Recorded information ->
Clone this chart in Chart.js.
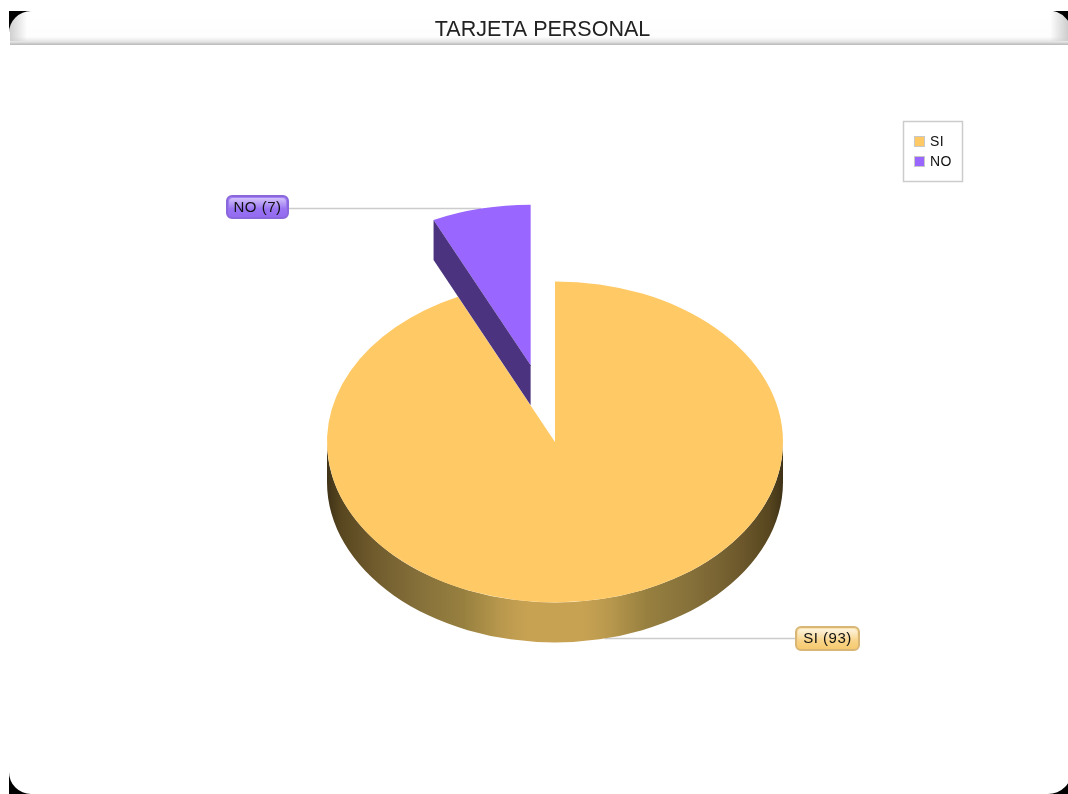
<!DOCTYPE html>
<html>
<head>
<meta charset="utf-8">
<title>TARJETA PERSONAL</title>
<style>
    html, body { margin: 0; padding: 0; background: #fff; }
    #chartBox { position: absolute; left: 0; top: 0; width: 1068px; height: 794px; }
</style>
</head>
<body>
<div id="chartBox"><canvas id="pieChart"></canvas></div>
<script src="https://cdn.jsdelivr.net/npm/chart.js@4/dist/chart.umd.min.js"></script>
<script>
const chartTitle = 'TARJETA PERSONAL';
const categories = ['SI', 'NO'];
const values = [93, 7];
const sliceColors = ['#FFCA66', '#9966FF'];

// pie geometry
const radiusX = 228;
const squash = 0.704;
const depth = 40;
const explodeNo = 111.6;

const FONT = '"Liberation Sans", Arial, sans-serif';

function midAngle(arc) {
    return (arc.startAngle + arc.endAngle) / 2;
}

function roundBox(ctx, x, y, w, h, r) {
    ctx.beginPath();
    ctx.roundRect(x, y, w, h, r);
}

// glossy value tag at the end of a leader line
function drawTag(ctx, x, y, w, h, text, border, top, bottom, shine) {
    roundBox(ctx, x + 1, y + 1, w - 2, h - 2, 5);
    const g = ctx.createLinearGradient(0, y, 0, y + h);
    g.addColorStop(0, top);
    g.addColorStop(1, bottom);
    ctx.fillStyle = g;
    ctx.fill();
    ctx.strokeStyle = border;
    ctx.lineWidth = 2;
    ctx.stroke();

    const s = ctx.createLinearGradient(0, y + 2, 0, y + h / 2 + 2);
    s.addColorStop(0, shine);
    s.addColorStop(1, 'rgba(255,255,255,0)');
    roundBox(ctx, x + 3, y + 3, w - 6, h / 2, 4);
    ctx.fillStyle = s;
    ctx.fill();

    ctx.fillStyle = '#111';
    ctx.font = '15px ' + FONT;
    ctx.letterSpacing = '0.5px';
    ctx.textAlign = 'center';
    ctx.textBaseline = 'middle';
    ctx.fillText(text, x + w / 2, y + h / 2 + 0.5);
    ctx.letterSpacing = '0px';
}

const framePlugin = {
    id: 'frame',
    // the title sits a little left of the pie centre
    afterLayout(chart) {
        chart.titleBlock.left -= 25;
    },
    beforeDraw(chart) {
        const ctx = chart.ctx;
        const L = 9, T = 11, R = 1068, B = 794;
        ctx.save();
        ctx.fillStyle = '#fff';
        ctx.fillRect(0, 0, chart.width, chart.height);

        // title strip shading
        const bar = ctx.createLinearGradient(0, T, 0, 46);
        bar.addColorStop(0, '#ffffff');
        bar.addColorStop(0.74, '#fdfdfd');
        bar.addColorStop(0.88, '#e4e4e4');
        bar.addColorStop(0.96, '#bcbcbc');
        bar.addColorStop(1, '#d8d8d8');
        ctx.fillStyle = bar;
        ctx.fillRect(L + 1, T, R - L - 1, 34);

        // soft grey at both ends of the strip
        const edgeL = ctx.createLinearGradient(L, 0, L + 18, 0);
        edgeL.addColorStop(0, 'rgba(205,205,205,1)');
        edgeL.addColorStop(1, 'rgba(205,205,205,0)');
        ctx.fillStyle = edgeL;
        ctx.fillRect(L + 1, T, 18, 30);
        const edgeR = ctx.createLinearGradient(R - 18, 0, R, 0);
        edgeR.addColorStop(0, 'rgba(205,205,205,0)');
        edgeR.addColorStop(1, 'rgba(205,205,205,1)');
        ctx.fillStyle = edgeR;
        ctx.fillRect(R - 18, T, 18, 30);

        // corner arcs: [corner x, corner y, arc centre x, arc centre y, radius]
        const corners = [
            [L, T, 31, 33, 22],
            [R, T, 1048, 35, 24.5],
            [L, B, 31, 772, 22],
            [R, B, 1048, 770, 24]
        ];
        ctx.fillStyle = '#000';
        corners.forEach(([x, y, cx, cy, r]) => {
            ctx.save();
            ctx.beginPath();
            ctx.rect(Math.min(x, cx), Math.min(y, cy), Math.abs(cx - x), Math.abs(cy - y));
            ctx.clip();
            ctx.beginPath();
            ctx.rect(Math.min(x, cx), Math.min(y, cy), Math.abs(cx - x), Math.abs(cy - y));
            ctx.arc(cx, cy, r, 0, Math.PI * 2);
            ctx.fill('evenodd');
            ctx.restore();
        });
        ctx.restore();
    }
};

const pie3dPlugin = {
    id: 'pie3d',
    // pull the NO slice away from the pie
    afterDatasetsUpdate(chart) {
        const arc = chart.getDatasetMeta(0).data[1];
        const m = midAngle(arc);
        arc.x += Math.cos(m) * explodeNo;
        arc.y += Math.sin(m) * explodeNo;
    },
    beforeDatasetsDraw(chart) {
        const ctx = chart.ctx;
        const [si, no] = chart.getDatasetMeta(0).data;
        const ry = si.outerRadius * squash;
        const apexY = si.y + (no.y - si.y) * squash;

        // leader lines run behind the slices
        const mSi = midAngle(si), mNo = midAngle(no);
        const noY = apexY + Math.sin(mNo) * ry;
        const noX = no.x + Math.cos(mNo) * no.outerRadius;
        const siY = si.y + Math.sin(mSi) * ry + depth;
        const siX = si.x + Math.cos(mSi) * si.outerRadius;
        ctx.save();
        ctx.strokeStyle = '#cccccc';
        ctx.lineWidth = 1.5;
        ctx.beginPath();
        ctx.moveTo(288, noY);
        ctx.lineTo(noX, noY);
        ctx.moveTo(siX, siY);
        ctx.lineTo(796, siY);
        ctx.stroke();

        // rim of the big slice
        const g = ctx.createLinearGradient(si.x - si.outerRadius, 0, si.x + si.outerRadius, 0);
        g.addColorStop(0, '#3f3217');
        g.addColorStop(0.03, '#57461f');
        g.addColorStop(0.1, '#6f5a2d');
        g.addColorStop(0.2, '#85703a');
        g.addColorStop(0.3, '#97803f');
        g.addColorStop(0.38, '#b8984d');
        g.addColorStop(0.44, '#c8a253');
        g.addColorStop(0.56, '#c8a253');
        g.addColorStop(0.62, '#b8984d');
        g.addColorStop(0.7, '#97803f');
        g.addColorStop(0.8, '#85703a');
        g.addColorStop(0.9, '#6f5a2d');
        g.addColorStop(0.97, '#57461f');
        g.addColorStop(1, '#3f3217');
        ctx.fillStyle = g;
        ctx.beginPath();
        ctx.ellipse(si.x, si.y + depth, si.outerRadius, ry, 0, 0, Math.PI);
        ctx.ellipse(si.x, si.y, si.outerRadius, ry, 0, Math.PI, 0, true);
        ctx.closePath();
        ctx.fill();
        ctx.restore();

        // flatten the slices into an ellipse
        ctx.save();
        ctx.translate(0, si.y);
        ctx.scale(1, squash);
        ctx.translate(0, -si.y);
    },
    afterDatasetsDraw(chart) {
        const ctx = chart.ctx;
        ctx.restore();

        const [si, no] = chart.getDatasetMeta(0).data;
        const apexY = si.y + (no.y - si.y) * squash;
        const ry = no.outerRadius * squash;
        const cornerX = no.x + Math.cos(no.startAngle) * no.outerRadius;
        const cornerY = apexY + Math.sin(no.startAngle) * ry;

        // cut face of the NO slice
        ctx.save();
        ctx.fillStyle = '#4b337f';
        ctx.beginPath();
        ctx.moveTo(no.x, apexY);
        ctx.lineTo(cornerX, cornerY);
        ctx.lineTo(cornerX, cornerY + depth);
        ctx.lineTo(no.x, apexY + depth);
        ctx.closePath();
        ctx.fill();
        ctx.restore();

        drawTag(ctx, 226, 195, 63, 24, categories[1] + ' (' + values[1] + ')', '#8a68dc', '#a583f5', '#9068f0', 'rgba(255,255,255,0.55)');
        drawTag(ctx, 795, 626, 65, 25, categories[0] + ' (' + values[0] + ')', '#d8b676', '#fbe6b8', '#f6c768', 'rgba(255,255,255,0.6)');

        // legend
        ctx.save();
        ctx.strokeStyle = '#cccccc';
        ctx.lineWidth = 1.5;
        ctx.strokeRect(903.5, 121.5, 59, 60);
        categories.forEach((name, i) => {
            const y = 136 + i * 20;
            ctx.fillStyle = sliceColors[i];
            ctx.fillRect(914, y, 10, 11);
            ctx.lineWidth = 1;
            ctx.strokeStyle = '#c8c8c8';
            ctx.strokeRect(914.5, y + 0.5, 10, 10);
            ctx.fillStyle = '#111';
            ctx.font = '14px ' + FONT;
            ctx.letterSpacing = '0.4px';
            ctx.textAlign = 'left';
            ctx.textBaseline = 'middle';
            ctx.fillText(name, 930, y + 6);
            ctx.letterSpacing = '0px';
        });
        ctx.restore();
    }
};

const pieCtx = document.getElementById('pieChart').getContext('2d');
const pieChart = new Chart(pieCtx, {
    type: 'pie',
    data: {
        labels: categories,
        datasets: [{
            data: values,
            backgroundColor: sliceColors,
            borderWidth: 0,
            hoverOffset: 0
        }]
    },
    options: {
        responsive: true,
        maintainAspectRatio: false,
        animation: false,
        radius: radiusX,
        layout: {
            // puts the chart area's middle on the pie centre
            padding: { left: 42, right: 0, top: 0, bottom: 0 }
        },
        plugins: {
            legend: { display: false },
            tooltip: { enabled: false },
            title: {
                display: true,
                text: chartTitle,
                color: '#222',
                font: { family: FONT, size: 21.5, weight: 'normal' },
                padding: { top: 17, bottom: 47 }
            }
        }
    },
    plugins: [framePlugin, pie3dPlugin]
});
</script>
</body>
</html>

Short exercise -> Repeat only the lines from the beginning of the material through the line containing "ctx.fillRect(0, 0, chart.width, chart.height);", both ends kept, leaving pictures out.

Exercise response ->
Clone this chart in Chart.js.
<!DOCTYPE html>
<html>
<head>
<meta charset="utf-8">
<title>TARJETA PERSONAL</title>
<style>
    html, body { margin: 0; padding: 0; background: #fff; }
    #chartBox { position: absolute; left: 0; top: 0; width: 1068px; height: 794px; }
</style>
</head>
<body>
<div id="chartBox"><canvas id="pieChart"></canvas></div>
<script src="https://cdn.jsdelivr.net/npm/chart.js@4/dist/chart.umd.min.js"></script>
<script>
const chartTitle = 'TARJETA PERSONAL';
const categories = ['SI', 'NO'];
const values = [93, 7];
const sliceColors = ['#FFCA66', '#9966FF'];

// pie geometry
const radiusX = 228;
const squash = 0.704;
const depth = 40;
const explodeNo = 111.6;

const FONT = '"Liberation Sans", Arial, sans-serif';

function midAngle(arc) {
    return (arc.startAngle + arc.endAngle) / 2;
}

function roundBox(ctx, x, y, w, h, r) {
    ctx.beginPath();
    ctx.roundRect(x, y, w, h, r);
}

// glossy value tag at the end of a leader line
function drawTag(ctx, x, y, w, h, text, border, top, bottom, shine) {
    roundBox(ctx, x + 1, y + 1, w - 2, h - 2, 5);
    const g = ctx.createLinearGradient(0, y, 0, y + h);
    g.addColorStop(0, top);
    g.addColorStop(1, bottom);
    ctx.fillStyle = g;
    ctx.fill();
    ctx.strokeStyle = border;
    ctx.lineWidth = 2;
    ctx.stroke();

    const s = ctx.createLinearGradient(0, y + 2, 0, y + h / 2 + 2);
    s.addColorStop(0, shine);
    s.addColorStop(1, 'rgba(255,255,255,0)');
    roundBox(ctx, x + 3, y + 3, w - 6, h / 2, 4);
    ctx.fillStyle = s;
    ctx.fill();

    ctx.fillStyle = '#111';
    ctx.font = '15px ' + FONT;
    ctx.letterSpacing = '0.5px';
    ctx.textAlign = 'center';
    ctx.textBaseline = 'middle';
    ctx.fillText(text, x + w / 2, y + h / 2 + 0.5);
    ctx.letterSpacing = '0px';
}

const framePlugin = {
    id: 'frame',
    // the title sits a little left of the pie centre
    afterLayout(chart) {
        chart.titleBlock.left -= 25;
    },
    beforeDraw(chart) {
        const ctx = chart.ctx;
        const L = 9, T = 11, R = 1068, B = 794;
        ctx.save();
        ctx.fillStyle = '#fff';
        ctx.fillRect(0, 0, chart.width, chart.height);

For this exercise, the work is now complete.